L'intendant Sansho, personnage intolérant aux méthodes despotiques n'est montré que de façon superficielle dans ce splendide film de Mizoguchu, il n'est présent que comme représentant de l'esclavagisme qui sera le sujet central de cette œuvre aux contours existentialistes en forme de récit initiatique dans un Japon féodal non affranchi de la servitude et du système de caste.


Le schéma narratif emprunté par l'auteur des Contes de La Lune Vague Après la pluie, est basé sur une évolution du temps et des changements que celui-ci provoque sur les gens. On suit la quête initiatique de Zushiô et de sa sœur Anju, enlevés à leur mère encore enfants, qui seront vendus en tant qu'esclaves à un seigneur despotique. Dès lors ils n'auront de cesse de s'affranchir de cet état afin de retrouver leur génitrice.
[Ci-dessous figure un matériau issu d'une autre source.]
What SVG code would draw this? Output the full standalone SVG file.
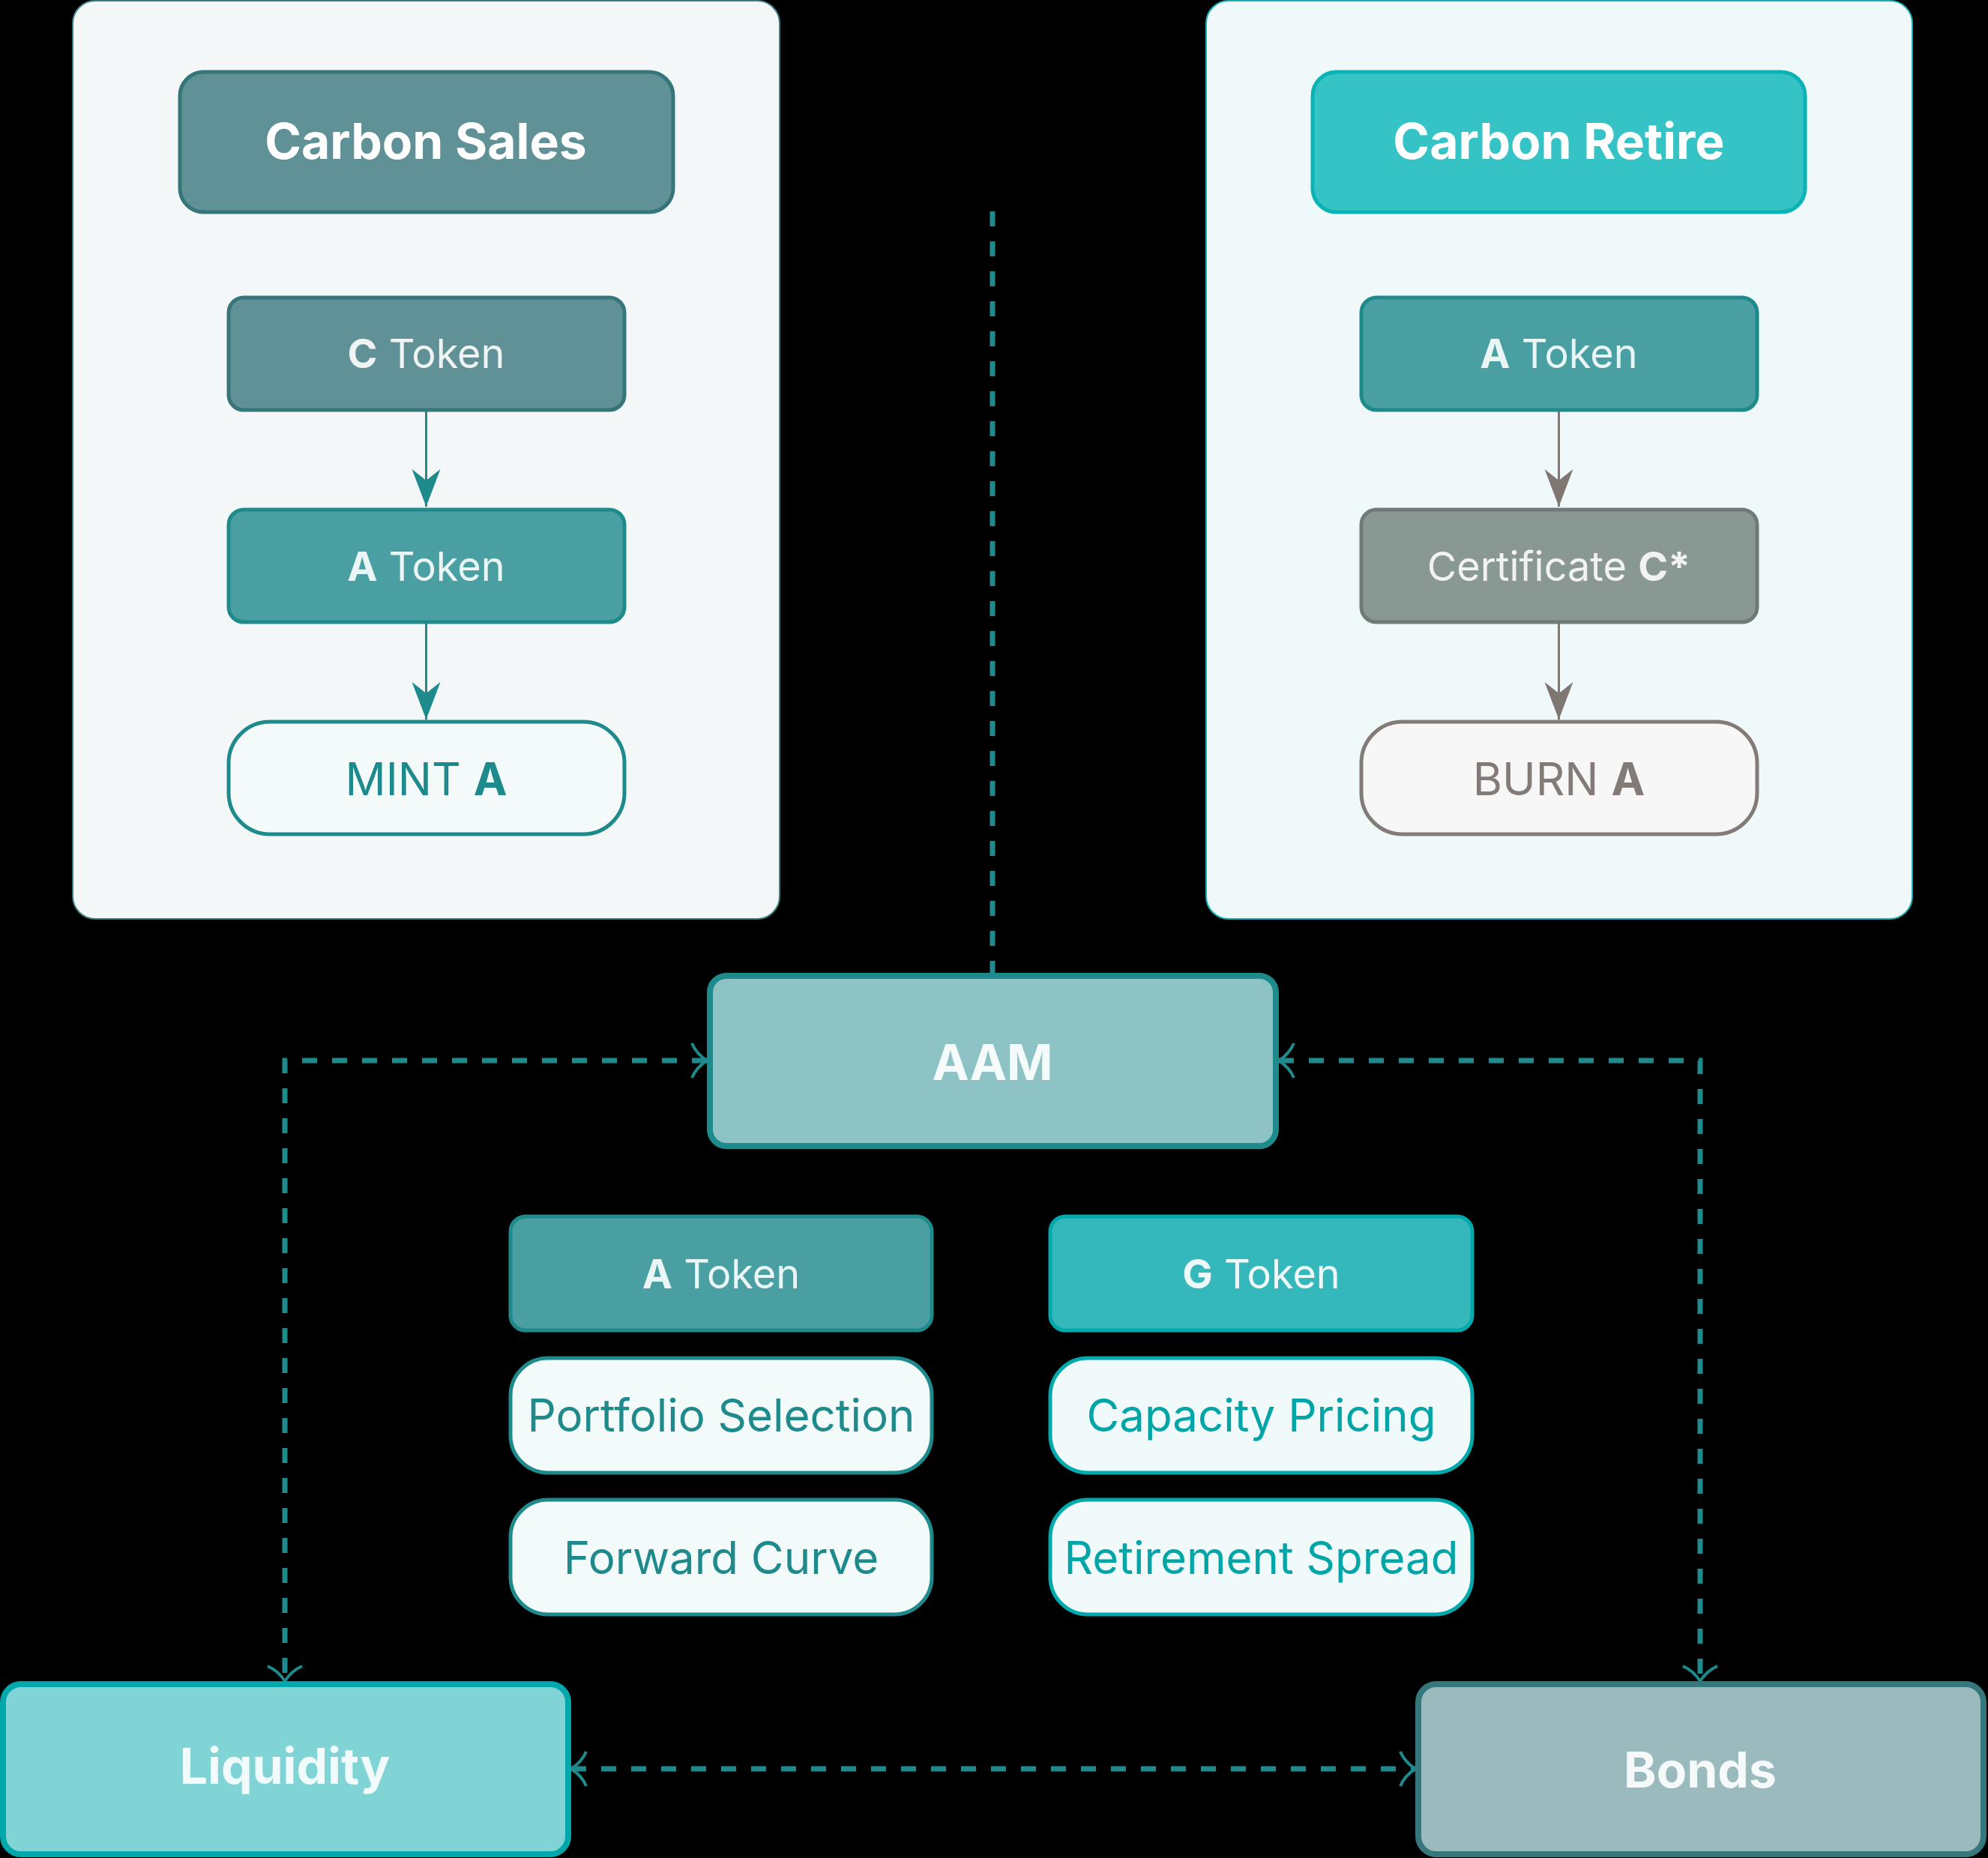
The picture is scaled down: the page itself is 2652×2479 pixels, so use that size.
<svg xmlns="http://www.w3.org/2000/svg" width="2652" height="2479" viewBox="0 0 2652 2479">
<style>
text{font-family:Inter,"Noto Sans","Liberation Sans",sans-serif;text-anchor:middle}
.b{font-weight:700}
.title{font-size:66px;font-weight:700}
.tok{font-size:54px}
.pill{font-size:60px}
.feat{font-size:60px}
.dash{fill:none;stroke:#1e8a8c;stroke-width:7;stroke-dasharray:20 20}
.solidT{fill:none;stroke:#1e8a8c;stroke-width:3}
.solidG{fill:none;stroke:#7f7773;stroke-width:3}
</style>
<defs>
<marker id="headT" viewBox="-50 -20 50 40" markerUnits="userSpaceOnUse" markerWidth="50" markerHeight="40" refX="0" refY="0" orient="auto">
<path d="M0,0 L-50,-19 L-35,0 L-50,19 Z" fill="#1e8a8c"/>
</marker>
<marker id="headG" viewBox="-50 -20 50 40" markerUnits="userSpaceOnUse" markerWidth="50" markerHeight="40" refX="0" refY="0" orient="auto">
<path d="M0,0 L-50,-19 L-35,0 L-50,19 Z" fill="#7f7773"/>
</marker>
<marker id="open" viewBox="-24 -27 28 54" markerUnits="userSpaceOnUse" markerWidth="28" markerHeight="54" refX="0" refY="0" orient="auto-start-reverse">
<path d="M-20,-23 Q-14,-9 0,0 Q-14,9 -20,23" fill="none" stroke="#1e8a8c" stroke-width="4"/>
</marker>
</defs>
<rect x="0" y="0" width="2652" height="2479" fill="#000"/>

<g id="panel-sales">
<rect x="97" y="1" width="943" height="1225" rx="30" fill="#f3f7f8" stroke="#3e7e82" stroke-width="2"/>
</g>
<g id="panel-retire">
<rect x="1609" y="1" width="942" height="1225" rx="30" fill="#f0f9fa" stroke="#16b1b3" stroke-width="2"/>
</g>

<g id="connectors">
<path class="solidT" d="M568.5,549 V676" marker-end="url(#headT)"/>
<path class="solidT" d="M568.5,832 V960" marker-end="url(#headT)"/>
<path class="solidG" d="M2079.5,549 V676" marker-end="url(#headG)"/>
<path class="solidG" d="M2079.5,832 V960" marker-end="url(#headG)"/>
<path class="dash" d="M1324,282 V1298"/>
<path class="dash" d="M943,1415 H380 V2243" marker-start="url(#open)" marker-end="url(#open)"/>
<path class="dash" d="M1706,1415 H2268 V2243" marker-start="url(#open)" marker-end="url(#open)"/>
<path class="dash" d="M762,2360 H1888" marker-start="url(#open)" marker-end="url(#open)"/>
</g>

<g id="carbon-sales">
<rect x="240" y="96" width="658" height="187" rx="32" fill="#5f9196" stroke="#36767a" stroke-width="5"/>
<text class="title" x="568" y="212" fill="#ffffff">Carbon Sales</text>
</g>
<g id="c-token">
<rect x="305" y="397" width="528" height="150" rx="20" fill="#5f9196" stroke="#36767a" stroke-width="5"/>
<text class="tok" x="568.5" y="491" fill="#eef3f3"><tspan class="b">C</tspan> Token</text>
</g>
<g id="a-token-sales">
<rect x="305" y="680" width="528" height="150" rx="20" fill="#4a9fa2" stroke="#1e8a8c" stroke-width="5"/>
<text class="tok" x="568.5" y="775" fill="#eaf5f5"><tspan class="b">A</tspan> Token</text>
</g>
<g id="mint-a">
<rect x="305" y="963" width="528" height="150" rx="55" fill="#f4f9f9" stroke="#1e8a8c" stroke-width="5"/>
<text class="pill" x="568.5" y="1061" fill="#1e8a8c">MINT <tspan class="b">A</tspan></text>
</g>

<g id="carbon-retire">
<rect x="1751" y="96" width="657" height="187" rx="32" fill="#35c3c6" stroke="#0ab3b6" stroke-width="5"/>
<text class="title" x="2079.5" y="212" fill="#ffffff">Carbon Retire</text>
</g>
<g id="a-token-retire">
<rect x="1816" y="397" width="528" height="150" rx="20" fill="#4a9fa2" stroke="#1e8a8c" stroke-width="5"/>
<text class="tok" x="2079.5" y="491" fill="#eaf5f5"><tspan class="b">A</tspan> Token</text>
</g>
<g id="certificate">
<rect x="1816" y="680" width="528" height="150" rx="20" fill="#8a9893" stroke="#6f7b77" stroke-width="5"/>
<text class="tok" x="2079.5" y="775" fill="#f2f2f2">Certificate <tspan class="b">C*</tspan></text>
</g>
<g id="burn-a">
<rect x="1816" y="963" width="528" height="150" rx="55" fill="#f7f7f7" stroke="#827b77" stroke-width="5"/>
<text class="pill" x="2079.5" y="1061" fill="#827b77">BURN <tspan class="b">A</tspan></text>
</g>

<g id="aam">
<rect x="947" y="1302" width="755" height="227" rx="22" fill="#8ec3c5" stroke="#1e8a8c" stroke-width="8"/>
<text class="title" x="1324" y="1441" fill="#f5fbfb">AAM</text>
</g>

<g id="a-token-aam">
<rect x="681" y="1623" width="562" height="152" rx="20" fill="#4a9fa2" stroke="#1e8a8c" stroke-width="5"/>
<text class="tok" x="962" y="1719" fill="#eaf5f5"><tspan class="b">A</tspan> Token</text>
</g>
<g id="g-token">
<rect x="1401" y="1623" width="563" height="152" rx="20" fill="#35b8bb" stroke="#00a9ac" stroke-width="5"/>
<text class="tok" x="1682.5" y="1719" fill="#eef8f8"><tspan class="b">G</tspan> Token</text>
</g>
<g id="portfolio-selection">
<rect x="681" y="1812" width="562" height="153" rx="50" fill="#f3fafa" stroke="#1e8a8c" stroke-width="5"/>
<text class="feat" x="962" y="1910" fill="#1e8a8c">Portfolio Selection</text>
</g>
<g id="forward-curve">
<rect x="681" y="2001" width="562" height="153" rx="50" fill="#f3fafa" stroke="#1e8a8c" stroke-width="5"/>
<text class="feat" x="962" y="2100" fill="#1e8a8c">Forward Curve</text>
</g>
<g id="capacity-pricing">
<rect x="1401" y="1812" width="563" height="153" rx="50" fill="#f1fafa" stroke="#00a9ac" stroke-width="5"/>
<text class="feat" x="1682.5" y="1910" fill="#00a5a8">Capacity Pricing</text>
</g>
<g id="retirement-spread">
<rect x="1401" y="2001" width="563" height="153" rx="50" fill="#f1fafa" stroke="#00a9ac" stroke-width="5"/>
<text class="feat" x="1682.5" y="2100" fill="#00a5a8">Retirement Spread</text>
</g>

<g id="liquidity">
<rect x="4" y="2247" width="754" height="227" rx="24" fill="#80d4d5" stroke="#00a8ab" stroke-width="8"/>
<text class="title" x="380" y="2380" fill="#f2fbfb">Liquidity</text>
</g>
<g id="bonds">
<rect x="1892" y="2247" width="754" height="227" rx="24" fill="#9bbabd" stroke="#36777b" stroke-width="8"/>
<text class="title" x="2268" y="2385" fill="#f5f9f9">Bonds</text>
</g>
</svg>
Cinéaste éminemment féministe, dans le sens où il n'a eu de cesse d'aborder le thème de la féminité sous toutes ses formes au fil de son œuvre, Mizoguchi met cette fois un homme au centre de son sujet. Un homme, passant de l'âge d'enfant à l'âge de raison, qui tracera son cheminement initiatique à travers le prisme féminin. Celui de sa sœur qu'il aura comme exemple et comme unique bouée à laquelle s'accrocher, et celui de sa mère qu'il aura comme but de retrouver.


L'eau est une nouvelle fois très présente dans cette œuvre résolument basée sur une narration épisodique, le film étant construit sur plusieurs périodes. Filmant de nombreux plans où la mer et diverses étendues d'eau bordent les avancées de nos personnages. C'est d'ailleurs sur une plage que s'achèvera le film comme une métaphore sur la filiation originelle.


Comme toujours esthétiquement soigné avec une utilisation raffinée des contrastes et de la lumière qu'un sompteux noir et blanc renforce, ce film est avant tout une magnifique ode à l'émancipation des masses contre l'oppression des castes dominantes. Le personnage de Zushiô étant la parfaite illustration de ce concept de libération des masses esclaves quand il aura à son tour connût les avantages du pouvoir de décision. Pouvoir dont il usera à des fins émancipatrices rejoignant ainsi les idéaux entrevus chez son père et qui aura bercé sa tendre enfance.


Utilisant parfaitement le cadre avec une aura esthétisante implacable, une utilisation des plans larges pour donner de l'intensité à sa mise en perspective et aux avancées de ses personnages dans un paysage tantôt inquiétant, tantôt magnifié par la présence des éléments, la mer, de grandes étendues, des champs de roseaux balayés par le vent, mais toujours avec ce souci d'utiliser la lumière à merveille, et des plans plus proches des gens et des visages pour alimenter les propos des personnages et leurs impressions.


Œuvre dense et incontournable de la filmographie de Mizoguchi, donc du cinéma tout court, si l'on considère qu'il fût l'un des auteurs les plus importants du cinéma japonais et donc du cinéma tout court. Souvent cité pour étayer des propos intéressants quand il s'agit de mettre en avant son extraordinaire travail esthétique et son illustration de grands thèmes du 7ème art, et parfois malencontreusement utilisé par certains donneurs de leçon douteux pour étayer un comparatif malsain à l’œuvre plus grand public d'un autre immense cinéaste nippon qu'est Akira Kurosawa.


Quoi qu'il en soit des idéaux et des points de vue de chacun, dont ils demeurent libres après tout, fort est de constater que mises bout à bout, les œuvres de ce grand cinéaste, forment une magnifique illustration de la grandeur et de l'exactitude de ce maître du découpage et de la profondeur du propos.